Oh, I was heroic. I sat there at my own dining-room table with both arms over my face, crying, almost howling, into my shirtsleeves. I heard the dishes clank as Barbara stood and began clearing her place. "At least I don't have to ask," she said, "who dropped who."
Later, after I got Nat into bed, I wandered up, shipwrecked and still pathetic, to see her in the bedroom, where she had taken refuge. Barbara was exercising again, with the insipid music on the tape thumping loudly. I watched her bend, do her double-jointed extensions, while I was still in deep disorder, so ravaged, beaten, that my skin seemed the only thing holding me together, a tender husk. I had come in to say something prosaic, that I wanted to go on. But that never emerged. The unhindered anger with which she slammed her own body about made it obvious to me, even in my undefended state, that the effort would be wasted. I just watched, perhaps as long as five minutes. Barbara never glanced at me, but finally in the midst of some contortion she uttered an opinion. 'You could have done better.' There was a little more which I did not hear. The final word was 'Bimbo.'
We have gone on from there. In a way my affair with Carolyn has provided an odd kind of relief.
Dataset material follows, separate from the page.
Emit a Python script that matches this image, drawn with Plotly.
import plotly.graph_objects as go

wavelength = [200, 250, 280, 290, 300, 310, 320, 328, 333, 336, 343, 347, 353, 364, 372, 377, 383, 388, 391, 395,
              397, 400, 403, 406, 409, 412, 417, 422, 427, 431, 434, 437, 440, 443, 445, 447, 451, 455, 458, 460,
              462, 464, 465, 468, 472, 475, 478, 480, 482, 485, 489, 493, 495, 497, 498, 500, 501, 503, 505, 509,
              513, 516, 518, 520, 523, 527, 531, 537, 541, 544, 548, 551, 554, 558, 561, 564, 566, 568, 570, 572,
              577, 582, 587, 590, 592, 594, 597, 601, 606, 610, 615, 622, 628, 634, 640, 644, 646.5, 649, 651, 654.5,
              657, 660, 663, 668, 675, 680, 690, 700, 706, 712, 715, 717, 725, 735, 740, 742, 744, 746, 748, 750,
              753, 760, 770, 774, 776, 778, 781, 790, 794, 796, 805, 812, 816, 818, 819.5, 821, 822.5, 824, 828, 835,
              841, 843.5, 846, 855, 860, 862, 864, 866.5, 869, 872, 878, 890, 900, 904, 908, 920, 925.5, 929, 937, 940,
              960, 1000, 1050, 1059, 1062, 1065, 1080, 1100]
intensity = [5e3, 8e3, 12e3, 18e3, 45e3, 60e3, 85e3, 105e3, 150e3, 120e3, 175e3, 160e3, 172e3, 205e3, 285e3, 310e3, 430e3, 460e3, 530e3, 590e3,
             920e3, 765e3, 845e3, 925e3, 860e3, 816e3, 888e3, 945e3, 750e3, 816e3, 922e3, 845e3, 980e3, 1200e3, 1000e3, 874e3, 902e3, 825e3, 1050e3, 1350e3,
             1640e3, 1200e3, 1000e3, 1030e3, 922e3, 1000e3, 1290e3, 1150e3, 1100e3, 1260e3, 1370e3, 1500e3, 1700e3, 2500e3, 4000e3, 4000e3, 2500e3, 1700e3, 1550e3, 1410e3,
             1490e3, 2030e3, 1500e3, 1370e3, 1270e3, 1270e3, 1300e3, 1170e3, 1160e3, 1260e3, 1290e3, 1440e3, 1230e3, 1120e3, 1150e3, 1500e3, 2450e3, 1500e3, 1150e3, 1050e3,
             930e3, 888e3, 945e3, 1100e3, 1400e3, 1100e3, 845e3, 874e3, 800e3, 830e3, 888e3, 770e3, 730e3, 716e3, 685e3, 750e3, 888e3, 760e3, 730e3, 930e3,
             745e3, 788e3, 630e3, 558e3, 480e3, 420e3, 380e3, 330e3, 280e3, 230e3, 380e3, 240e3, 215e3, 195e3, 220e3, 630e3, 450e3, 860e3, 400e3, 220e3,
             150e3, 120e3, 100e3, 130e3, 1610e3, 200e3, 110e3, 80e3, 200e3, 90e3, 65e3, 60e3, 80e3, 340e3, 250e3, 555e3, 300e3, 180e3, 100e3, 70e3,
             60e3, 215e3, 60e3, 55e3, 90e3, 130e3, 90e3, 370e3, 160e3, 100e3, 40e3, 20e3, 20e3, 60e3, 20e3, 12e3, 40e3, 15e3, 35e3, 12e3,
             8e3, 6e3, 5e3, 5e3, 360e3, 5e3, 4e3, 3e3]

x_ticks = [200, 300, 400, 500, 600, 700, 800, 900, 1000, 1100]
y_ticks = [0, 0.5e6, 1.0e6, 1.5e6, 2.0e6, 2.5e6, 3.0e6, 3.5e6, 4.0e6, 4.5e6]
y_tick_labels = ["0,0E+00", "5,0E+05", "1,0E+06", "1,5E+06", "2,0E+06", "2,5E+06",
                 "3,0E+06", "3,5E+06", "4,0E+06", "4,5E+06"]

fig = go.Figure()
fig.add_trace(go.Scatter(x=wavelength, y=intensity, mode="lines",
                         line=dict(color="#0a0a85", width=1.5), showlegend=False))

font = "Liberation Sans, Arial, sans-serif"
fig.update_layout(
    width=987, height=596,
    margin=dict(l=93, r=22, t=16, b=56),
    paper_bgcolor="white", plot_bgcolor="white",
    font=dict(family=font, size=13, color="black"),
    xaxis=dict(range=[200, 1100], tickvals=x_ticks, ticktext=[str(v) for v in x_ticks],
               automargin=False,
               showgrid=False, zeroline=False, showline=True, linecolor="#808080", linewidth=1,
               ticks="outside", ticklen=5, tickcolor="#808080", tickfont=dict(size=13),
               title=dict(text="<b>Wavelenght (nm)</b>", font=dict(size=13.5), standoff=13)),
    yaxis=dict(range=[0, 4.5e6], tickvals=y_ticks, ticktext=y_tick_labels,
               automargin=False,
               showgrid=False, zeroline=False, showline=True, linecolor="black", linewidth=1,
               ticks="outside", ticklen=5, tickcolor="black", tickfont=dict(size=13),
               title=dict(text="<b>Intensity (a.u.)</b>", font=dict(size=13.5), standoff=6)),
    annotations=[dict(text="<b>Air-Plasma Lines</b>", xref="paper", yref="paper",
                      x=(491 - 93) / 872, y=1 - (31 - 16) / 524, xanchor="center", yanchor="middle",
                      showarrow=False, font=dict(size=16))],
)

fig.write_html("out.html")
There is a cause now for the effect, an occasion for Barbara's black anger, a reason we do not get along. There is now something to get over and, as a result, a shadowy hope that things may improve. Nat is, I realize, the issue now: whether we will give up whatever progress has been made. For months Carolyn has been a demon, a spirit slowly being exorcised from this home. And death has brought her back to life. I understand Barbara's complaint. But I cannot-cannot-give up what she wants me to; and my reasons are sufficiently personal as to lie within the realm of the unspoken, even the unspeakable.